Hiram Perez is a Ford Foundation
Postdoctoral Fellow at Princeton University's Center for African
American Studies. He looks forward to joining the English Department at
Vassar College in the Fall of 2009. His writing has appeared in the
journals Camera Obscura, Social Text, Transformations:
The Journal of Inclusive Scholarship and Pedagogy, and
Cineaste, as well as in the collections Reading Brokeback
Mountain: Essays on the Story and the Film and East Main Street:
Asian American Popular Culture. At present, he is completing a book
on gay cosmopolitanism that traces the instrumentalization of homosexual
desire within erotic economies of capitalism and the nation. He has also
conducted seminars and workshops on "Teaching Literature of Immigration"

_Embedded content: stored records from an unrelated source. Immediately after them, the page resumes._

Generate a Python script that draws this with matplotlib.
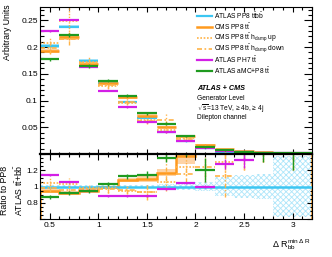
import numpy as np
import matplotlib
matplotlib.use("Agg")
import matplotlib.pyplot as plt
from matplotlib.ticker import MultipleLocator, FuncFormatter
from matplotlib.lines import Line2D

plt.rcParams['font.family'] = ['Liberation Sans', 'DejaVu Sans']
plt.rcParams['mathtext.fontset'] = 'custom'
plt.rcParams['mathtext.rm'] = 'Liberation Sans'
plt.rcParams['mathtext.it'] = 'Liberation Sans:italic'
plt.rcParams['mathtext.bf'] = 'Liberation Sans:bold'
plt.rcParams['hatch.linewidth'] = 0.6

# ---------------- data ----------------
edges = [0.4, 0.6, 0.8, 1.0, 1.2, 1.4, 1.6, 1.8, 2.0, 2.2, 2.4, 2.6, 2.8, 3.2]

atlas_pp8_ttbb = [0.202, 0.238, 0.174, 0.133, 0.098, 0.067, 0.042, 0.024, 0.011, 0.0045, 0.0025, 0.0015, 0.0008]
atlas_pp8_err  = [0.003, 0.003, 0.003, 0.002, 0.002, 0.0015, 0.001, 0.001, 0.0008, 0.0005, 0.0004, 0.0003, 0.0003]
cms_pp8        = [0.193, 0.218, 0.168, 0.132, 0.106, 0.072, 0.050, 0.033, 0.017, 0.0085, 0.005, 0.003, 0.0015]
cms_pp8_err    = [0.004, 0.004, 0.004, 0.003, 0.003, 0.003, 0.002, 0.002, 0.001, 0.001, 0.001, 0.0008, 0.0005]
cms_up         = [0.208, 0.249, 0.172, 0.127, 0.095, 0.064, 0.045, 0.030, 0.014, 0.006, 0.004, 0.0025, 0.0013]
cms_up_err     = [0.01, 0.03, 0.01, 0.01, 0.008, 0.006, 0.005, 0.004, 0.003, 0.002, 0.002, 0.001, 0.001]
cms_down       = [0.198, 0.216, 0.170, 0.130, 0.098, 0.062, 0.064, 0.028, 0.0135, 0.005, 0.004, 0.0025, 0.0013]
cms_down_err   = [0.01, 0.012, 0.008, 0.008, 0.006, 0.006, 0.01, 0.004, 0.003, 0.002, 0.002, 0.001, 0.001]
atlas_ph7      = [0.230, 0.251, 0.163, 0.118, 0.087, 0.059, 0.041, 0.025, 0.0108, 0.0057, 0.0033, 0.0024, 0.0013]
atlas_ph7_err  = [0.001, 0.001, 0.001, 0.001, 0.001, 0.001, 0.001, 0.001, 0.0005, 0.0003, 0.0003, 0.0002, 0.0002]
atlas_amc      = [0.177, 0.222, 0.165, 0.137, 0.109, 0.076, 0.057, 0.034, 0.0132, 0.0068, 0.004, 0.0025, 0.0013]
atlas_amc_err  = [0.003, 0.004, 0.004, 0.003, 0.003, 0.003, 0.002, 0.002, 0.0015, 0.001, 0.001, 0.0006, 0.0004]

# ratio to ATLAS PP8 ttbb
r_band_ttbb   = [0.015, 0.015, 0.015, 0.02, 0.02, 0.02, 0.025, 0.04, 0.05, 0.12, 0.14, 0.15, 0.37]
r_cms_pp8     = [0.95, 0.92, 0.95, 0.99, 1.08, 1.09, 1.17, 1.38, 1.55, 1.9, 2.0, 2.0, 1.9]
r_cms_pp8_err = [0.03, 0.02, 0.02, 0.02, 0.03, 0.035, 0.04, 0.1, 0.1, 0.15, 0.2, 0.2, 0.4]
r_cms_up      = [1.04, 1.03, 0.98, 0.98, 0.95, 0.93, 1.05, 1.24, 1.20, 1.30, 1.50, 1.60, 1.60]
r_cms_up_err  = [0.06, 0.07, 0.05, 0.06, 0.07, 0.1, 0.1, 0.1, 0.15, 0.2, 0.3, 0.3, 0.4]
r_cms_down    = [0.98, 0.96, 0.97, 0.97, 0.96, 0.93, 1.52, 1.15, 1.24, 1.13, 1.50, 1.60, 1.60]
r_cms_down_err= [0.05, 0.05, 0.04, 0.05, 0.05, 0.08, 0.45, 0.1, 0.12, 0.26, 0.3, 0.3, 0.4]
r_ph7         = [1.14, 1.05, 0.94, 0.88, 0.88, 0.88, 0.97, 1.04, 1.0, 1.275, 1.33, 1.6, 1.6]
r_ph7_err     = [0.005, 0.005, 0.005, 0.005, 0.005, 0.005, 0.01, 0.01, 0.02, 0.06, 0.1, 0.1, 0.2]
r_amc         = [0.87, 0.92, 0.94, 1.03, 1.125, 1.145, 1.35, 1.45, 1.2, 1.6, 1.6, 1.6, 1.6]
r_amc_err     = [0.02, 0.02, 0.025, 0.025, 0.03, 0.04, 0.05, 0.07, 0.15, 0.2, 0.2, 0.3, 0.4]

labels = [r"ATLAS PP8 t$\bar{\rm t}$b$\bar{\rm b}$",
          r"CMS PP8 t$\bar{\rm t}$",
          r"CMS PP8 t$\bar{\rm t}$ h$_{\rm damp}$ up",
          r"CMS PP8 t$\bar{\rm t}$ h$_{\rm damp}$ down",
          r"ATLAS PH7 t$\bar{\rm t}$",
          r"ATLAS aMC+P8 t$\bar{\rm t}$"]

# ---------------- style ----------------
C_CYAN = '#3cc6f2'
C_CYAN_L = '#aee6fa'
C_ORANGE = '#ff9a1e'
C_ORANGE_L = '#fdd3a6'
C_ORANGE_D = '#ffb347'
C_MAG = '#d31fe6'
C_GREEN = '#1f9a1f'
LS_DOT = (0, (1, 1))
LS_DD = (0, (3, 1.5, 1, 1.5))

e = np.array(edges)
lo, hi = e[:-1], e[1:]
cen = 0.5 * (lo + hi)
wid = hi - lo

W, H = 332, 257
fig = plt.figure(figsize=(W / 100, H / 100), dpi=100)
L, R = 40 / W, 312 / W
ax = fig.add_axes([L, 1 - 154 / H, R - L, (154 - 7) / H])
rx = fig.add_axes([L, 1 - 219 / H, R - L, (219 - 154) / H])


def cross(a, vals, errs, color, ls='-', lw=1.6, elw=1.0):
    v = np.array(vals, float)
    er = np.array(errs, float)
    a.hlines(v, lo, hi, colors=color, linestyles=ls, lw=lw)
    a.vlines(cen, v - er, v + er, colors=color, linestyles=ls, lw=elw)


def box(a, vals, errs, color):
    v = np.array(vals, float)
    er = np.array(errs, float)
    a.bar(cen, 2 * er, bottom=v - er, width=wid, color=color, lw=0)


# ---------- top panel ----------
box(ax, atlas_pp8_ttbb, atlas_pp8_err, C_CYAN_L)
box(ax, cms_pp8, cms_pp8_err, C_ORANGE_L)
cross(ax, atlas_pp8_ttbb, atlas_pp8_err, C_CYAN, lw=1.6)
cross(ax, cms_pp8, cms_pp8_err, C_ORANGE, lw=1.8)
cross(ax, cms_up, cms_up_err, C_ORANGE_D, ls=LS_DOT, lw=1.2, elw=1.0)
cross(ax, cms_down, cms_down_err, C_ORANGE_D, ls=LS_DD, lw=1.2, elw=1.0)
cross(ax, atlas_ph7, atlas_ph7_err, C_MAG, lw=1.6)
cross(ax, atlas_amc, atlas_amc_err, C_GREEN, lw=1.6)

ax.set_xlim(0.4, 3.2)
ax.set_ylim(0, 0.275)
ax.yaxis.set_major_locator(MultipleLocator(0.05))
ax.yaxis.set_minor_locator(MultipleLocator(0.01))
ax.xaxis.set_major_locator(MultipleLocator(0.5))
ax.xaxis.set_minor_locator(MultipleLocator(0.1))
ax.yaxis.set_major_formatter(FuncFormatter(lambda v, p: '' if abs(v) < 1e-9 else '%g' % v))
ax.tick_params(axis='x', which='both', labelbottom=False)
ax.tick_params(which='both', direction='in', top=True, right=True, width=0.8, labelsize=6, pad=1.5)
ax.tick_params(axis='y', which='major', length=5.5)
ax.tick_params(axis='y', which='minor', length=2.7)
ax.tick_params(axis='x', which='major', length=3.5)
ax.tick_params(axis='x', which='minor', length=1.8)

# manual legend (positions in figure pixels)
styles = [dict(color=C_CYAN, lw=1.6),
          dict(color=C_ORANGE, lw=1.8),
          dict(color=C_ORANGE_D, lw=1.2, ls=LS_DOT),
          dict(color=C_ORANGE_D, lw=1.2, ls=LS_DD),
          dict(color=C_MAG, lw=1.6),
          dict(color=C_GREEN, lw=1.6)]
for i, (lab, st) in enumerate(zip(labels, styles)):
    yy = 1 - (16 + 11 * i) / H
    fig.add_artist(Line2D([197 / W, 212 / W], [yy, yy], transform=fig.transFigure, **st))
    fig.text(214 / W, yy, lab, fontsize=4.8, va='center', ha='left')

tx = 197 / W
fig.text(tx, 1 - 89 / H, "ATLAS + CMS", fontsize=5.2, fontweight='bold', fontstyle='italic', va='center')
fig.text(tx, 1 - 99 / H, "Generator Level", fontsize=4.8, va='center')
fig.text(tx, 1 - 108.5 / H, r"$\sqrt{\rm s}$=13 TeV, ≥ 4b, ≥ 4j", fontsize=4.8, va='center')
fig.text(tx, 1 - 118 / H, "Dilepton channel", fontsize=4.8, va='center')

fig.text(8 / W, 1 - 4 / H, "Arbitrary Units", rotation=90, ha='center', va='top', fontsize=6.3)

# ---------- ratio panel ----------
band = np.array(r_band_ttbb)
rx.stairs(1 + band, e, baseline=1 - band, fill=True, facecolor='none',
          edgecolor=C_CYAN_L, hatch='xxxxxx', lw=0)
rcp = np.array(r_cms_pp8)
rce = np.array(r_cms_pp8_err)
rx.stairs(rcp + rce, e, baseline=rcp - rce, fill=True, color=C_ORANGE_L, lw=0)
rx.hlines(1.0, 0.4, 3.2, colors=C_CYAN, lw=1.8)
rx.stairs(rcp, e, baseline=0, color=C_ORANGE, lw=1.8)
cross(rx, r_cms_up, r_cms_up_err, C_ORANGE_D, ls=LS_DOT, lw=1.2, elw=1.0)
cross(rx, r_cms_down, r_cms_down_err, C_ORANGE_D, ls=LS_DD, lw=1.2, elw=1.0)
cross(rx, r_ph7, r_ph7_err, C_MAG, lw=1.6)
cross(rx, r_amc, r_amc_err, C_GREEN, lw=1.6)

rx.set_xlim(0.4, 3.2)
rx.set_ylim(0.6, 1.4)
rx.xaxis.set_major_locator(MultipleLocator(0.5))
rx.xaxis.set_minor_locator(MultipleLocator(0.1))
rx.yaxis.set_major_locator(MultipleLocator(0.2))
rx.yaxis.set_minor_locator(MultipleLocator(0.05))
rx.yaxis.set_major_formatter(FuncFormatter(lambda v, p: '' if (v < 0.7 or v > 1.3) else '%g' % round(v, 2)))
rx.xaxis.set_major_formatter(FuncFormatter(lambda v, p: '%g' % v))
rx.tick_params(which='both', direction='in', top=True, right=True, width=0.8, labelsize=6, pad=1.5)
rx.tick_params(axis='y', which='major', length=3.5)
rx.tick_params(axis='y', which='minor', length=1.8)
rx.tick_params(axis='x', which='major', length=4)
rx.tick_params(axis='x', which='minor', length=2)
rx.tick_params(axis='x', pad=2)
rx.spines['top'].set_linewidth(1.6)

fig.text(12.5 / W, 1 - 190 / H, "Ratio to PP8\n" + r"ATLAS t$\bar{\rm t}$+b$\bar{\rm b}$",
         rotation=90, ha='center', va='center', fontsize=6.3, linespacing=1.3)

fig.text(311 / W, 1 - 245 / H, r"$\Delta$ R$_{\rm bb}^{\rm min\ \Delta\ R}$", ha='right', va='center', fontsize=6.5)

fig.savefig("out.png", dpi=100)
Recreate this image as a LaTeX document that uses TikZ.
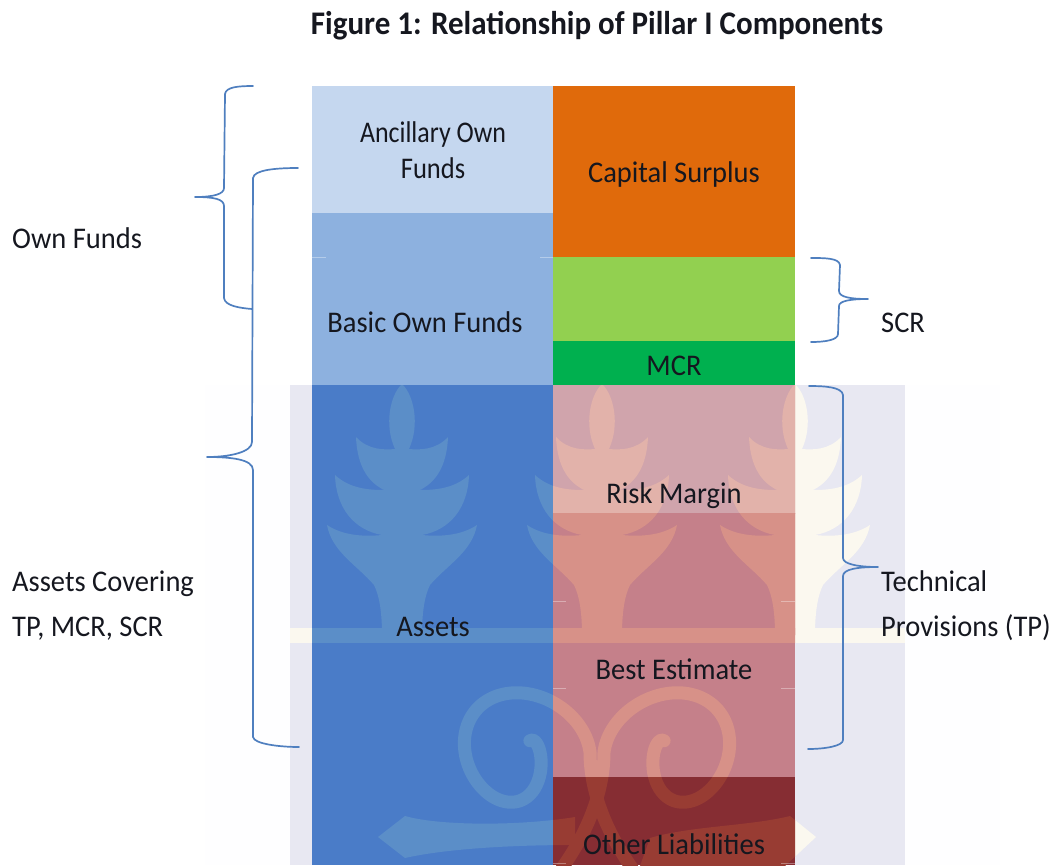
\documentclass[tikz,border=0pt]{standalone}
\usepackage{fontspec}
\setmainfont{Carlito}
\definecolor{bgpale}{HTML}{FEFEFF}
\definecolor{bglav}{HTML}{E8E8F2}
\definecolor{wmbg}{HTML}{FBF8EF}
\definecolor{ancil}{HTML}{C5D7EF}
\definecolor{basic}{HTML}{8DB1DF}
\definecolor{assetc}{HTML}{4A7CC8}
\definecolor{assetw}{HTML}{5B8EC8}
\definecolor{capit}{HTML}{E06A0B}
\definecolor{scrg}{HTML}{92D050}
\definecolor{mcrg}{HTML}{00B04F}
\definecolor{riskc}{HTML}{D0A4AC}
\definecolor{riskw}{HTML}{E2B2AA}
\definecolor{bestc}{HTML}{C5808A}
\definecolor{bestw}{HTML}{D79188}
\definecolor{otherc}{HTML}{862D33}
\definecolor{otherw}{HTML}{983C33}
\definecolor{bracec}{HTML}{4F7FBF}
\definecolor{inkc}{HTML}{15171F}
\newcommand{\wmhalf}{%
  \fill (0,384) .. controls (12,395) and (18,425) .. (7,449)
    .. controls (18,450) and (34,450) .. (46,437)
    .. controls (45,460) and (38,480) .. (18,490)
    .. controls (32,490) and (52,489) .. (67,475)
    .. controls (66,508) and (48,530) .. (20,535)
    .. controls (40,537) and (60,535) .. (75,525)
    .. controls (70,552) and (45,565) .. (28,585)
    .. controls (22,597) and (20,615) .. (20,635)
    -- (0,635) -- cycle;}
\newcommand{\wmtree}[1]{%
  \begin{scope}[shift={(#1,0)}]\wmhalf\end{scope}%
  \begin{scope}[shift={(#1,0)},xscale=-1]\wmhalf\end{scope}}
\newcommand{\wmspiral}{%
  \draw[line width=13,line cap=round] plot[domain=-40:360,samples=70,smooth]
      ({515+(25+\x/360*50)*cos(\x)},{752+((\x+60)/(\x+120)*70)*sin(\x)})
      .. controls (590,790) and (605,830) .. (632,868);}
\newcommand{\wmall}[1]{%
  \begin{scope}[fill=#1,draw=#1]
    \wmtree{402}\wmtree{602}\wmtree{795}
    \fill (290,628) rectangle (905,643);
    \wmspiral
    \begin{scope}[shift={(1194,0)},xscale=-1]\wmspiral\end{scope}
    \fill (378,837) -- (405,816) .. controls (440,826) and (520,826) .. (575,817)
      -- (575,845) .. controls (500,845) and (440,850) .. (405,858) -- cycle;
    \fill (816,837) -- (790,816) .. controls (750,826) and (690,826) .. (650,838)
      -- (640,866) -- (785,866) -- cycle;
  \end{scope}}
\newcommand{\region}[6]{%
  \fill[#5] (#1,#2) rectangle (#3,#4);
  \begin{scope}\clip (#1,#2) rectangle (#3,#4);\wmall{#6}\end{scope}}
\tikzset{
  lbl/.style={font=\fontsize{30}{30}\selectfont,text=inkc,inner sep=0pt,anchor=base,xscale=0.95},
  lblw/.style={lbl,anchor=base west},
  curly/.style={draw=bracec,line width=1.7pt,line cap=round,line join=round},
  tick/.style={draw=white,opacity=.35,line width=1pt}
}
\begin{document}
\begin{tikzpicture}[x=1pt,y=-1pt]
\useasboundingbox (0,0) rectangle (1055,865);
% watermark page
\fill[bgpale] (205,385) rectangle (1000,865);
\fill[bglav] (290,385) rectangle (905,865);
\begin{scope}\clip (290,385) rectangle (905,865);\wmall{wmbg}\end{scope}
% left column
\fill[ancil] (312,86) rectangle (553,213);
\fill[basic] (312,213) rectangle (553,385);
\region{312}{385}{553}{865}{assetc}{assetw}
% right column
\fill[capit] (553,86) rectangle (795,257);
\fill[scrg] (553,257) rectangle (795,341);
\fill[mcrg] (553,341) rectangle (795,385);
\region{553}{385}{795}{513}{riskc}{riskw}
\region{553}{513}{795}{777}{bestc}{bestw}
\region{553}{777}{795}{865}{otherc}{otherw}
% grid ticks
\foreach \yy in {601,688,863}{
  \draw[tick] (553,\yy) -- (566,\yy);
  \draw[tick] (781,\yy) -- (795,\yy);}
\draw[tick] (312,257) -- (326,257);
\draw[tick] (540,257) -- (553,257);
% braces
\draw[curly] (253,86) .. controls (238,86) and (226,87) .. (225,94)
  -- (224,188) .. controls (224,194) and (214,197) .. (195,197)
  .. controls (214,197) and (224,199) .. (224,206)
  -- (224,298) .. controls (225,306) and (240,308) .. (252,309);
\draw[curly] (298,168) .. controls (275,168) and (254,170) .. (253,178)
  -- (252,442) .. controls (252,452) and (230,457) .. (207,457)
  .. controls (230,457) and (253,459) .. (253,470)
  -- (253,737) .. controls (254,744) and (280,747) .. (299,747);
\draw[curly] (811,258) .. controls (825,258) and (839,258) .. (840,265)
  -- (839,291) .. controls (839,297) and (850,299) .. (868,299)
  .. controls (850,299) and (839,301) .. (839,306)
  -- (838,334) .. controls (838,340) and (825,342) .. (811,342);
\draw[curly] (809,386) .. controls (825,386) and (842,387) .. (843,395)
  -- (843,558) .. controls (843,564) and (858,567) .. (878,567)
  .. controls (858,567) and (843,569) .. (843,576)
  -- (843,740) .. controls (843,746) and (825,749) .. (808,749);
% labels
\node[lbl,font=\bfseries\fontsize{33}{33}\selectfont,xscale=0.94/0.95] (title) at (597,34) {Figure 1: Relationship of Pillar I Components};
\node[lbl,xscale=0.91] (anc1) at (433,142) {Ancillary Own};
\node[lbl,xscale=0.93] (anc2) at (433,178) {Funds};
\node[lbl] (bof) at (425,332) {Basic Own Funds};
\node[lbl] (ast) at (433,636) {Assets};
\node[lbl] (cap) at (674,182) {Capital Surplus};
\node[lbl] (mcr) at (674,375) {MCR};
\node[lbl] (rm) at (674,503) {Risk Margin};
\node[lbl] (be) at (674,679) {Best Estimate};
\node[lbl] (ol) at (674,854) {Other Liabilities};
\node[lblw] (of) at (12,248) {Own Funds};
\node[lblw] (ac1) at (12,591) {Assets Covering};
\node[lblw] (ac2) at (12,636) {TP, MCR, SCR};
\node[lblw] (scr) at (881,332) {SCR};
\node[lblw] (tp1) at (881,591) {Technical};
\node[lblw] (tp2) at (881,636) {Provisions (TP)};
\end{tikzpicture}
\end{document}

for the New Jersey Council for the Humanities and for the Save Ellis
Island Foundation.
Keisha-Khan Y. Perry (Ph.D., UT-Austin,
Anthropology, 2005) specializes in black women's activism, African
diaspora studies, critical race and feminist theories, urban geography
and politics, and race relations in Latin America and the Caribbean. She
has done research in Mexico, Jamaica, Belize, Brazil, Argentina, and the
United States. Her most recent work is an ethnographic study of black
women's activism in Brazilian cities, specifically an examination of
black women's participation and leadership in neighborhood associations
and of the re-interpretations of racial and gender identities in urban
spaces.
Kathryn Tobin graduated from Barnard
College in 2008, and in September 2009 will complete her Masters in
African Literature from the School of Oriental and African Studies
(SOAS) in London. Her research centers on Ugandan literature,
particularly FEMRITE, and the intersections between situations of
conflict and literary expressions of national identity. Kathryn has
studied and worked in Uganda in 2006 and 2007, and will spend this
summer researching in Kampala before returning home to New York.